What Is Isolated Margin?
Isolated margin is a margin mode in leveraged trading where a trader allocates a specific amount of collateral to a single position. If the position is liquidated, only the
allocated margin is lost — the rest of the trader's account balance is untouched.
Isolated margin is the preferred mode for speculative trades, high-leverage positions, and new traders who want to strictly limit their downside per trade.
How Does Isolated Margin Work?
The trader chooses a position size and leverage.
They allocate a specific margin amount — for example, $500 out of a $10,000 account.
The platform uses only that $500 as collateral for the position.
If the market moves against the trader and margin is consumed, the position is liquidated at a predetermined liquidation price.
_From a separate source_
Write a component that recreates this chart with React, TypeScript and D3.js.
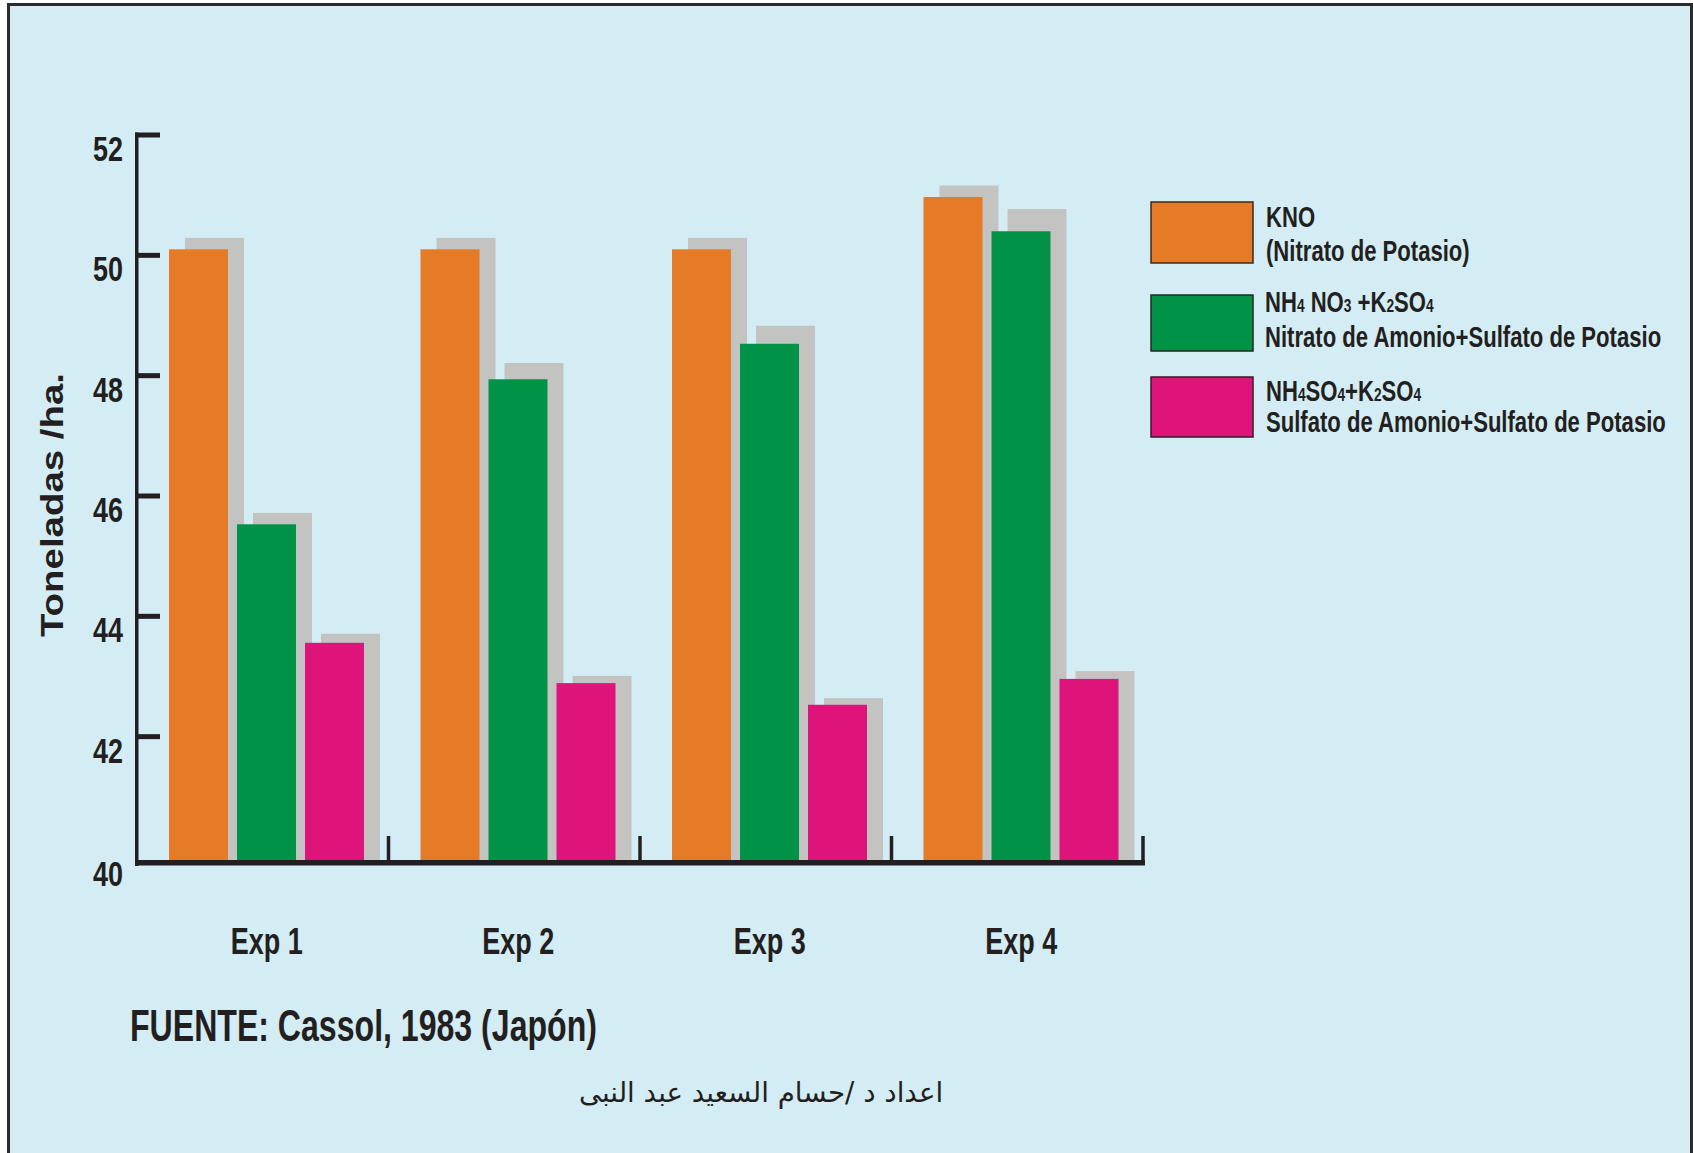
import React from 'react';
import * as d3 from 'd3';

// ---- data ----
const categories = ['Exp 1', 'Exp 2', 'Exp 3', 'Exp 4'];
const seriesKeys = ['KNO', 'NH4NO3+K2SO4', 'NH4SO4+K2SO4'];
const knoValues = [50.1, 50.1, 50.1, 50.97];
const nitratoAmonioValues = [45.53, 47.94, 48.53, 50.4];
const sulfatoAmonioValues = [43.56, 42.89, 42.53, 42.96];
// gray backdrop bars drawn behind each coloured bar
const knoShadow = [50.29, 50.29, 50.29, 51.16];
const nitratoShadow = [45.72, 48.21, 48.83, 50.77];
const sulfatoShadow = [43.71, 43.01, 42.64, 43.09];
const yTicks = [40, 42, 44, 46, 48, 50, 52];
const yDomain = [40, 52];

const seriesColors = ['#E57A27', '#009247', '#DE147B'];
const SHADOW = '#C3C3C1';
const BG = '#D4EDF4';
const INK = '#231F20';
const NARROW = '"Liberation Sans", Arial, sans-serif';
const SANS = '"Liberation Sans", Arial, sans-serif';

const W = 1693;
const H = 1153;

function CText({ x, y, size, sx = 1, anchor = 'start', weight = 'bold', family = NARROW, children }: any) {
  return (
    <text
      transform={`translate(${x},${y}) scale(${sx},1)`}
      fontSize={size}
      fontWeight={weight}
      fontFamily={family}
      textAnchor={anchor}
      fill={INK}
    >
      {children}
    </text>
  );
}

export default function App() {
  const x0 = d3.scaleBand<string>().domain(categories).range([137, 1143]).paddingInner(0).paddingOuter(0);
  const x1 = d3.scaleBand<string>().domain(seriesKeys).range([32, 227]).paddingInner(9 / 68).paddingOuter(0);
  const y = d3.scaleLinear().domain(yDomain).range([857, 135]);
  const baseTop = 860;
  const shadowDx = 16;

  const values = [knoValues, nitratoAmonioValues, sulfatoAmonioValues];
  const shadows = [knoShadow, nitratoShadow, sulfatoShadow];

  const sub = (t: string) => <tspan fontSize="0.62em">{t}</tspan>;

  return (
    <svg width={W} height={H} style={{ position: 'absolute', left: 0, top: 0, background: '#fff' }}>
      <rect x={8.5} y={4.5} width={1683} height={1200} fill={BG} stroke="#2b2b2b" strokeWidth={3} />

      {/* bars */}
      {categories.map((c, gi) => (
        <g key={c}>
          {seriesKeys.map((k, si) => {
            const bx = (x0(c) as number) + (x1(k) as number);
            const bw = x1.bandwidth();
            const v = values[si][gi];
            const sv = shadows[si][gi];
            return (
              <g key={k}>
                <rect x={bx + shadowDx} y={y(sv)} width={bw} height={baseTop - y(sv)} fill={SHADOW} />
                <rect x={bx} y={y(v)} width={bw} height={baseTop - y(v)} fill={seriesColors[si]} />
              </g>
            );
          })}
        </g>
      ))}

      {/* y axis */}
      <rect x={135} y={y(52) - 2.5} width={3.5} height={866 - (y(52) - 2.5)} fill={INK} />
      {yTicks.filter((t) => t > yDomain[0]).map((t) => (
        <rect key={t} x={135} y={y(t) - 2.5} width={25} height={5} fill={INK} />
      ))}
      {yTicks.map((t) => (
        <CText key={t} x={123} y={(t === 40 ? baseTop : y(t)) + 26} size={35} sx={0.77} anchor="end">
          {t}
        </CText>
      ))}

      {/* baseline + group separators */}
      <rect x={135} y={baseTop} width={1145 - 135} height={5.5} fill={INK} />
      {categories.map((c) => (
        <rect key={c} x={(x0(c) as number) + x0.bandwidth() - 1.75} y={836} width={3.5} height={baseTop - 836} fill={INK} />
      ))}

      {/* category labels */}
      {categories.map((c) => (
        <CText key={c} x={(x0(c) as number) + x0.bandwidth() / 2 + 4} y={953.5} size={37} sx={0.73} anchor="middle">
          {c}
        </CText>
      ))}

      {/* y title */}
      <text
        transform="translate(63,505) rotate(-90)"
        fontSize={31}
        fontWeight="bold"
        fontFamily={SANS}
        textAnchor="middle"
        fill={INK}
        textLength={264}
        lengthAdjust="spacingAndGlyphs"
      >
        Toneladas /ha.
      </text>

      {/* legend */}
      <rect x={1151} y={202} width={102} height={61} fill={seriesColors[0]} stroke="#3a2a20" strokeWidth={1.5} />
      <rect x={1151} y={295} width={102} height={56} fill={seriesColors[1]} stroke="#1e2a22" strokeWidth={1.5} />
      <rect x={1151} y={377} width={102} height={60} fill={seriesColors[2]} stroke="#3a1a2a" strokeWidth={1.5} />

      <CText x={1266} y={227} size={29} sx={0.762}>KNO</CText>
      <CText x={1266} y={261} size={29} sx={0.762}>(Nitrato de Potasio)</CText>
      <CText x={1265} y={312} size={29} sx={0.762}>
        NH{sub('4')} NO{sub('3')} +K{sub('2')}SO{sub('4')}
      </CText>
      <CText x={1265} y={347} size={29} sx={0.762}>Nitrato de Amonio+Sulfato de Potasio</CText>
      <CText x={1266} y={401} size={29} sx={0.762}>
        NH{sub('4')}SO{sub('4')}+K{sub('2')}SO{sub('4')}
      </CText>
      <CText x={1266} y={432} size={29} sx={0.762}>Sulfato de Amonio+Sulfato de Potasio</CText>

      {/* source */}
      <CText x={130} y={1041} size={45} sx={0.713}>FUENTE: Cassol, 1983 (Japón)</CText>
      <text x={761} y={1102} fontSize={27.7} fontFamily='"DejaVu Sans", sans-serif' textAnchor="middle" direction="rtl" fill={INK}>
        اعداد د /حسام السعيد عبد النبى
      </text>
    </svg>
  );
}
The remaining $9,500 in the account is unaffected.
Isolated Margin Example
A trader has $10,000 in their account and opens a 50x long BTC position with $500 of isolated margin:
Position size: $25,000 (0.417 BTC at $60,000)
Margin allocated: $500
Liquidation distance: approximately 2% below entry
If BTC drops 2%, only the $500 allocated margin is lost. The remaining $9,500 in the account is untouched and available for other trades.
Isolated vs Cross Margin
| Feature | Isolated Margin | Cross Margin |
|---|---|---|
| Collateral at risk | Allocated margin only | Entire account balance |
| Liquidation scope | Single position | Can cascade across positions |
| Capital efficiency | Lower | Higher |
| Complexity | Simpler | More complex |
| Best for | Speculation, high leverage | Hedged or correlated portfolios |
Advantages of Isolated Margin
Strict loss containment — maximum loss is known in advance
Simpler mental model — each position stands alone
Safer for high-leverage trades — a liquidation does not threaten the rest of the account
Better for beginners — clearer understanding of per-trade risk
Disadvantages of Isolated Margin
Lower capital efficiency — margin must be posted separately for each position
No natural hedging — gains on one position cannot offset losses on another
Faster liquidation — less collateral means less buffer against adverse moves
When to Use Isolated Margin
High-leverage speculative trades (50x+) where strict loss limits are essential
Experimenting with a new market or strategy
Keeping independent risk per trade in a portfolio of unrelated positions
Isolated Margin and Trust Wallet
Trust Wallet users can select isolated margin mode when opening perpetual futures positions on Hyperliquid or Aster DEX. Isolated margin is often the safer choice for high-leverage
trades, since it limits the maximum loss to the collateral allocated to that single position.